1. Understand the world, their country, their society, as well as themselves and have awareness of ethical problems, social rights, values and responsibility to the self and to others.

2. Understand different disciplines from natural and social sciences to mathematics and art, and develop interdisciplinary approaches in thinking and practice.

3. Think critically, follow innovations and developments in science and technology, demonstrate personal and organizational entrepreneurship and engage in life-long learning in various subjects.

4. Communicate effectively in Turkish and English by oral, written, graphical and technological means.

5. Take individual and team responsibility, function effectively and respectively as an individual and a member or a leader of a team; and have the skills to work effectively in multi-disciplinary teams.
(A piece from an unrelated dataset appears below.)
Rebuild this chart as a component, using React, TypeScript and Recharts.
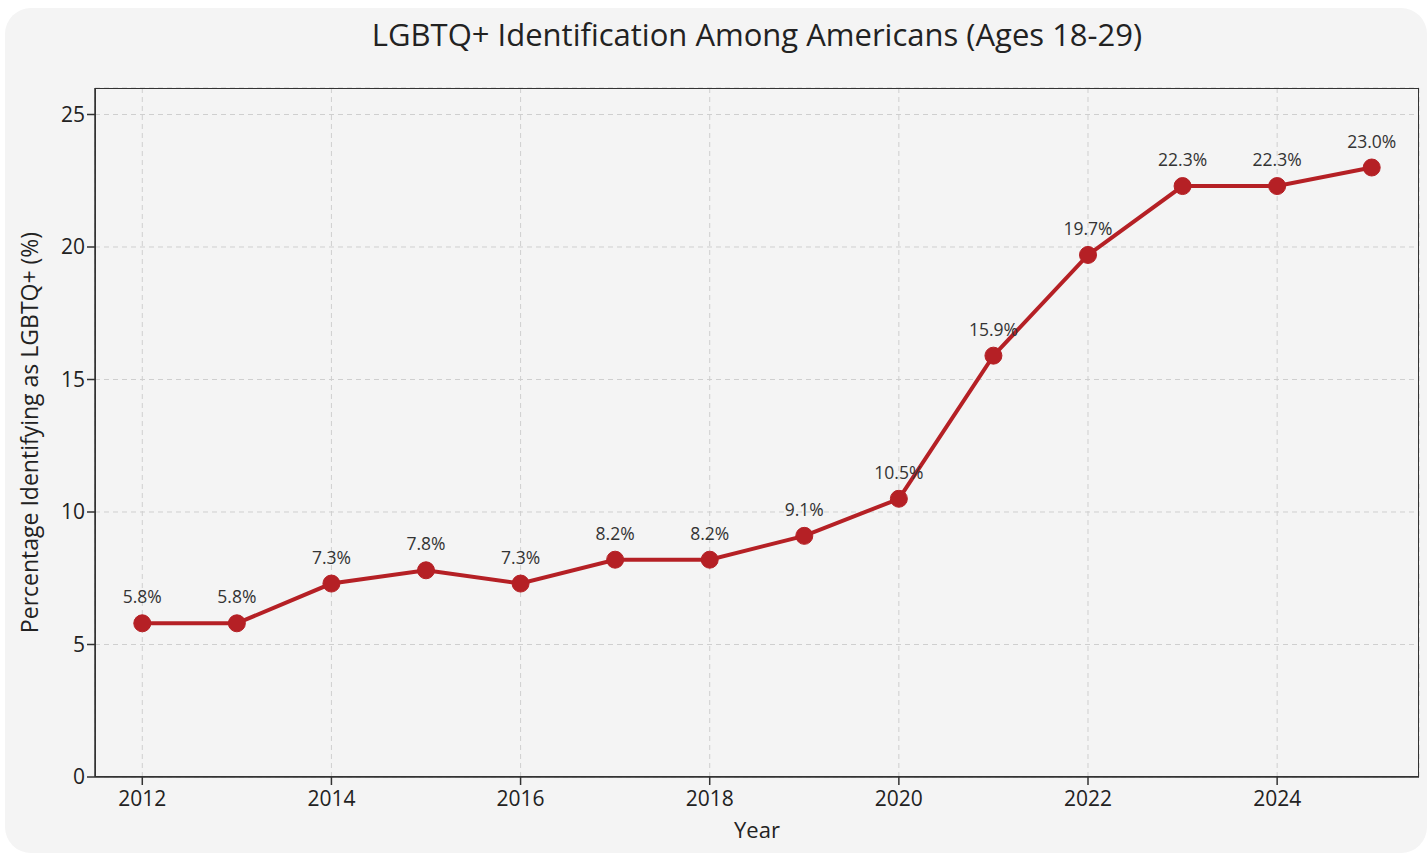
import { LineChart, Line, XAxis, YAxis, CartesianGrid, LabelList } from 'recharts';

const years = [2012, 2013, 2014, 2015, 2016, 2017, 2018, 2019, 2020, 2021, 2022, 2023, 2024, 2025];
const percentages = [5.8, 5.8, 7.3, 7.8, 7.3, 8.2, 8.2, 9.1, 10.5, 15.9, 19.7, 22.3, 22.3, 23.0];
const xTicks = [2012, 2014, 2016, 2018, 2020, 2022, 2024];
const yTicks = [0, 5, 10, 15, 20, 25];

const data = years.map((year, i) => ({ year, value: percentages[i] }));

const font = "'Open Sans', sans-serif";
const dark = '#333';

// plot box in page pixels
const plot = { left: 95, top: 88, right: 1419, bottom: 777 };

export default function App() {
  return (
    <div style={{ position: 'absolute', left: 0, top: 0, width: 1427, height: 855, background: '#fff', fontFamily: font }}>
      <div
        style={{
          position: 'absolute',
          left: 5,
          top: 8,
          width: 1422,
          height: 845,
          borderRadius: 26,
          background: '#f4f4f4',
        }}
      />
      <div
        style={{
          position: 'absolute',
          left: plot.left,
          width: plot.right - plot.left,
          top: 13,
          textAlign: 'center',
          fontSize: 31,
          color: '#222',
        }}
      >
        LGBTQ+ Identification Among Americans (Ages 18-29)
      </div>
      <div style={{ position: 'absolute', left: 0, top: 0 }}>
        <LineChart
          width={1427}
          height={855}
          data={data}
          margin={{ top: plot.top, right: 1427 - plot.right, bottom: 855 - plot.bottom - 62, left: 0 }}
        >
          <CartesianGrid stroke="#cfcfcf" strokeDasharray="5 4" />
          <XAxis
            dataKey="year"
            type="number"
            domain={[2011.5, 2025.5]}
            ticks={xTicks}
            height={62}
            stroke={dark}
            strokeWidth={1.5}
            tick={{ fontSize: 21, fill: '#222', fontFamily: font, dy: 4 }}
            tickSize={8}
            label={{ value: 'Year', position: 'insideBottom', offset: 1, fontSize: 22, fill: '#222', fontFamily: font }}
          />
          <YAxis
            type="number"
            domain={[0, 26]}
            ticks={yTicks}
            width={plot.left}
            stroke={dark}
            strokeWidth={1.5}
            tick={{ fontSize: 21, fill: '#222', fontFamily: font }}
            tickSize={8}
            label={{
              value: 'Percentage Identifying as LGBTQ+ (%)',
              angle: -90,
              position: 'insideLeft',
              offset: 30,
              style: { textAnchor: 'middle' },
              fontSize: 23,
              fill: '#222',
              fontFamily: font,
            }}
          />
          <Line
            dataKey="value"
            stroke="#b52025"
            strokeWidth={4}
            dot={{ r: 8.5, fill: '#b52025', stroke: '#b52025', strokeWidth: 1 }}
            isAnimationActive={false}
          >
            <LabelList
              dataKey="value"
              position="top"
              offset={20}
              formatter={(v: number) => `${v.toFixed(1)}%`}
              style={{ fontSize: 17.5, fill: '#333', fontFamily: font }}
            />
          </Line>
        </LineChart>
      </div>
      <div
        style={{
          position: 'absolute',
          left: plot.left,
          top: plot.top,
          width: plot.right - plot.left,
          height: plot.bottom - plot.top,
          border: `1.5px solid ${dark}`,
          boxSizing: 'border-box',
          pointerEvents: 'none',
        }}
      />
    </div>
  );
}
1. Possess sufficient knowledge of mathematics, science and program-specific engineering topics; use theoretical and applied knowledge of these areas in complex engineering problems.

2. Identify, define, formulate and solve complex engineering problems; choose and apply suitable analysis and modeling methods for this purpose.

3. Develop, choose and use modern techniques and tools that are needed for analysis and solution of complex problems faced in engineering applications; possess knowledge of standards used in engineering applications; use information technologies effectively.

4. Ability to design a complex system, process, instrument or a product under realistic constraints and conditions, with the goal of fulfilling specified needs; apply modern design techniques for this purpose.

5. Design and conduct experiments, collect data, analyze and interpret the results to investigate complex engineering problems or program-specific research areas.

6. Knowledge of business practices such as project management, risk management and change management; awareness on innovation; knowledge of sustainable development.

7. Knowledge of impact of engineering solutions in a global, economic, environmental, health and societal context; knowledge of contemporary issues; awareness on legal outcomes of engineering solutions; understanding of professional and ethical responsibility.